## Given request
Check the listing below for lines that hold "this". How many are there? Please give only the number.

## Entries supplied
┏━━

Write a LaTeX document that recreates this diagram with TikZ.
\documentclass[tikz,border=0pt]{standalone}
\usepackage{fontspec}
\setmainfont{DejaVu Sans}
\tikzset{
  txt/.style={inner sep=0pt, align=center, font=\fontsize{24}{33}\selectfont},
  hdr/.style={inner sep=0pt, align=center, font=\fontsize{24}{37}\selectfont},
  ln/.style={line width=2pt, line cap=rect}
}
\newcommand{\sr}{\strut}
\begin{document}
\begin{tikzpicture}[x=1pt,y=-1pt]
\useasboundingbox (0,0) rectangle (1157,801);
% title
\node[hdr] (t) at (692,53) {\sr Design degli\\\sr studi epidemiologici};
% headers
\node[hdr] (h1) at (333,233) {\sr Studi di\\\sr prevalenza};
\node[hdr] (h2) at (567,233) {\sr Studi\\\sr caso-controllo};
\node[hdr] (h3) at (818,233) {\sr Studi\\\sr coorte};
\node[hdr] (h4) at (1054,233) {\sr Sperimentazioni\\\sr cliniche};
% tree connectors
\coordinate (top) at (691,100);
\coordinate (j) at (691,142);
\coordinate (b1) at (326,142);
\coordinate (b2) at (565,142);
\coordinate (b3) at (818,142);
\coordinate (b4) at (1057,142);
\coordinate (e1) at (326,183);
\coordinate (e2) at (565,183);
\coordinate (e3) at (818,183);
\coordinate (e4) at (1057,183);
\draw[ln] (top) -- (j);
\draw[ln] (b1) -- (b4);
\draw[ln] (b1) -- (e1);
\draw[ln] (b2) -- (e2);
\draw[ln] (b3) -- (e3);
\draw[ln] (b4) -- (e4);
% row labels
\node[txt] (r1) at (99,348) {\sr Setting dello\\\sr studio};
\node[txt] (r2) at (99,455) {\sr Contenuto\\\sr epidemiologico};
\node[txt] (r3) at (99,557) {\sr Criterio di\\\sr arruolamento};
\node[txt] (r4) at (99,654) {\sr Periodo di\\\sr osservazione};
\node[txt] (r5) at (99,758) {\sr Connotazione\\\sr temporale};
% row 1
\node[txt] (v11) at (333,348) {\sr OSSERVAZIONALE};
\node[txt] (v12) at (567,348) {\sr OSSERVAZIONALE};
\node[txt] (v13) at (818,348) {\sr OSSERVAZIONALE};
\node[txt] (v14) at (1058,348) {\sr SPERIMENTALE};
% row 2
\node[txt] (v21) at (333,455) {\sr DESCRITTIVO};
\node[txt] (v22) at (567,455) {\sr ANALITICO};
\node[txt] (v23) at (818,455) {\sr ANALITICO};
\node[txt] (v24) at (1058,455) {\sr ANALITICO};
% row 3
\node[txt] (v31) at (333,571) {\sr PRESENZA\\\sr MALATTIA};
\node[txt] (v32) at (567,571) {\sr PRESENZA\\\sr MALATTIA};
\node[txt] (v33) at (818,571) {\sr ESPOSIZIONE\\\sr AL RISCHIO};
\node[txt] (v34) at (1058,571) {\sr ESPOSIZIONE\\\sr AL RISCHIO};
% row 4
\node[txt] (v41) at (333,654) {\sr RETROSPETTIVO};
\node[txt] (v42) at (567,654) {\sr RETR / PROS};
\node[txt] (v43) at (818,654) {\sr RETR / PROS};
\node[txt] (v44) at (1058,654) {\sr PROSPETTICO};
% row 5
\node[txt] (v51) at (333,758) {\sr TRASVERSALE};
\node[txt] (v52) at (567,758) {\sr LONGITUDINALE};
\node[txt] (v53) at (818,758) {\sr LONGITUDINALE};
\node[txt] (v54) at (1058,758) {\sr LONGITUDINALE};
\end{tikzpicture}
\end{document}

┗━━
┏━━

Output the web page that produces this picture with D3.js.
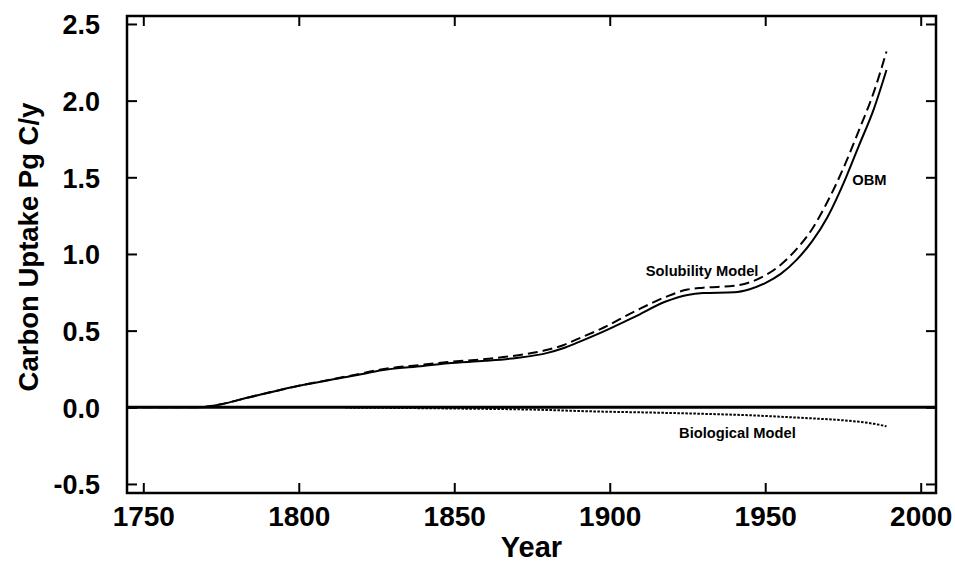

┗━━

## Reply
2